En conclusion, l’avocat général estime que l’article 34 du règlement (CE) no 1829/2003 du Parlement européen et du Conseil, du 22 septembre 2003, concernant les denrées alimentaires et les aliments pour animaux génétiquement modifiés, interprété à la lumière du principe de précaution, « autorise les États membres à adopter des mesures d’urgence si, et seulement si, ils peuvent établir, outre l’urgence, l’existence d’une situation susceptible de présenter un risque important mettant en péril de façon manifeste la santé humaine, la santé animale ou l’environnement. Toutefois, le principe de précaution ne modifie pas les critères énumérés à l’article 34 de ce règlement. »

Commentaires

Juridiquement il y a une première question centrale : faut-il privilégier :

  • l’article 34 (les Etats peuvent refuser une OGM autorisé qui est « de toute évidence, susceptible de présenter un risque grave pour la santé humaine, la santé animale ou l’environnement »), ou
  • l’article 7 qui autorise les États membres à adopter des mesures d’urgence « dans des cas particuliers où […] la possibilité d’effets nocifs sur la santé [a été révélée], mais où il subsiste une incertitude scientifique ».)

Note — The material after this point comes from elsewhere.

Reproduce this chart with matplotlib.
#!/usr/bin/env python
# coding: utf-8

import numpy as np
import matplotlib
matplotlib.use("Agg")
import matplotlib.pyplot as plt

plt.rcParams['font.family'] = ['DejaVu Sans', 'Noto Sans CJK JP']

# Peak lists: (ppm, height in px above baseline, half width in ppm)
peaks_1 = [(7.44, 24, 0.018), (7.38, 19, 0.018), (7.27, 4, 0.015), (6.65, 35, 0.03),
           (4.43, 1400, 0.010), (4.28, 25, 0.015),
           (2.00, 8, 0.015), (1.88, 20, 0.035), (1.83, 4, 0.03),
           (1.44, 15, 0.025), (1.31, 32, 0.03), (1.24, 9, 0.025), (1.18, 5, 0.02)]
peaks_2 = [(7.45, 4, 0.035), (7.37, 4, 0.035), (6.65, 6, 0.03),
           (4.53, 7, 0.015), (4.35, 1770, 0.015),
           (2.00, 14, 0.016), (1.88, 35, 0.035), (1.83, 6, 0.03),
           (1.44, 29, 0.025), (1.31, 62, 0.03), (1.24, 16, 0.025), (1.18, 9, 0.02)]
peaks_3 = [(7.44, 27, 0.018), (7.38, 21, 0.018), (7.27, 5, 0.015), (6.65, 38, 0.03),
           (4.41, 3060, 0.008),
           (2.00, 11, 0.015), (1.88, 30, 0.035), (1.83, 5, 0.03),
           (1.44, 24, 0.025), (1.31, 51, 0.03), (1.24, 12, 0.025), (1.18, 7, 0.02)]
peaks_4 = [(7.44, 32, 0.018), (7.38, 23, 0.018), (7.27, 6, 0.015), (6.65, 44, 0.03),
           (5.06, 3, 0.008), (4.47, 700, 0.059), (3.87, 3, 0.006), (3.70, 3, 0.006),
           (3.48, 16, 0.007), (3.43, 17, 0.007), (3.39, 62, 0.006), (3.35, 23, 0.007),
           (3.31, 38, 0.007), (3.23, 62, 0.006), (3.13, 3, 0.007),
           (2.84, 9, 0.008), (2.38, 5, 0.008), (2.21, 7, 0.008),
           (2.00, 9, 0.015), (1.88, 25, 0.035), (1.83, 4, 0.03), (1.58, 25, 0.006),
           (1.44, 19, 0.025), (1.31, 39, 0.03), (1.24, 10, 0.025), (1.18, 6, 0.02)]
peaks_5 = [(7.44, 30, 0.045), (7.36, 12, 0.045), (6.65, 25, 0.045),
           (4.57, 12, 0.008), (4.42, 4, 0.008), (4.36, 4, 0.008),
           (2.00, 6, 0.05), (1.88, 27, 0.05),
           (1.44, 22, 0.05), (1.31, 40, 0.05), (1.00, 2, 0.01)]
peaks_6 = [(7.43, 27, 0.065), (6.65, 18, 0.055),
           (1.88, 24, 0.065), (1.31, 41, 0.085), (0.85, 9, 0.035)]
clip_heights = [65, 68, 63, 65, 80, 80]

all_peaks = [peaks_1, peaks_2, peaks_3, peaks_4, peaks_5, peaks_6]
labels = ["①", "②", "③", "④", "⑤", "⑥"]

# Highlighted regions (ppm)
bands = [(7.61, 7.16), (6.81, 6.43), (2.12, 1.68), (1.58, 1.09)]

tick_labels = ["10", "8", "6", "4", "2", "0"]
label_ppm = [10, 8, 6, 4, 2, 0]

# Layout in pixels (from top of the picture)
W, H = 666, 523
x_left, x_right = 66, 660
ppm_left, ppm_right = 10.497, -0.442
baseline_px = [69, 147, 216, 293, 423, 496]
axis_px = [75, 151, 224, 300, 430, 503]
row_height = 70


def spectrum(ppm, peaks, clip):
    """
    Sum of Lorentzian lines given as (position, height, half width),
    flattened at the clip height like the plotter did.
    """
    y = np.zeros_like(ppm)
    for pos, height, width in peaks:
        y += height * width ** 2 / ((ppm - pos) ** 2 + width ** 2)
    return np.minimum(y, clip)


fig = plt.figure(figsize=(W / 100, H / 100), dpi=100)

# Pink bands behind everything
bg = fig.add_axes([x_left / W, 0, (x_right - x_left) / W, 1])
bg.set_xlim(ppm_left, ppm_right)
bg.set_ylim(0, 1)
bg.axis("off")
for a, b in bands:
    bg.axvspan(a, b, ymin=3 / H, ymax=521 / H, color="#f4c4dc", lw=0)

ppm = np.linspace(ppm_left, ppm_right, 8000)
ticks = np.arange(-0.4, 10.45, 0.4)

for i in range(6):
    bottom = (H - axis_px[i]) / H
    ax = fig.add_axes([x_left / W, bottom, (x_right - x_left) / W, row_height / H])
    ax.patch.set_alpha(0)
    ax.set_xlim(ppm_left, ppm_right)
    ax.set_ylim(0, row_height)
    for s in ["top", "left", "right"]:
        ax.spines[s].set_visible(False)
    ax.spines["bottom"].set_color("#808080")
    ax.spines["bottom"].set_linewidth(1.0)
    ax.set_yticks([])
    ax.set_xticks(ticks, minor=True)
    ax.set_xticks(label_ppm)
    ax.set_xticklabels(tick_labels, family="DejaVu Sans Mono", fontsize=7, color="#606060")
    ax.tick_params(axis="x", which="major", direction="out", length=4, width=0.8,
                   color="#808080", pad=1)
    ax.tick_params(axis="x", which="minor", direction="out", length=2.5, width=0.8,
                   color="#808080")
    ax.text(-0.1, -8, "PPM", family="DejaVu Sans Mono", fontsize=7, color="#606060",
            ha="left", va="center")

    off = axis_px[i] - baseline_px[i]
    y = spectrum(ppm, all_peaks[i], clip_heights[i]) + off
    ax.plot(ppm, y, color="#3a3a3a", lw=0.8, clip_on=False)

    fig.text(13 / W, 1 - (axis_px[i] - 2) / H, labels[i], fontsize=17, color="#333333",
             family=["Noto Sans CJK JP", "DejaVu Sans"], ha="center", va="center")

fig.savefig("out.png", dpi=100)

Il y a une seconde question importante consistant à savoir à partir de quand pareil risque/doute est avéré ou susceptible de se produire ? L’avis du comité scientifique de la Commission européenne clôture-t-il l’histoire ? Peut-on tenir compte de tous les avis scientifiques y compris ceux parus dans la presse généraliste ou scientifique ? En fonction des éléments qui seront retenus, le curseur se déplace. La seconde question rejoint la première.

La Cour suit généralement l’avis de son avocat général mais elle n’est pas tenue de le faire. La communauté scientifique d’une part, et l’industrie agro-alimentaire d’autre part, attendent avec impatience l’arrêt qui va faire bouger les lignes, juridiquement et politiquement.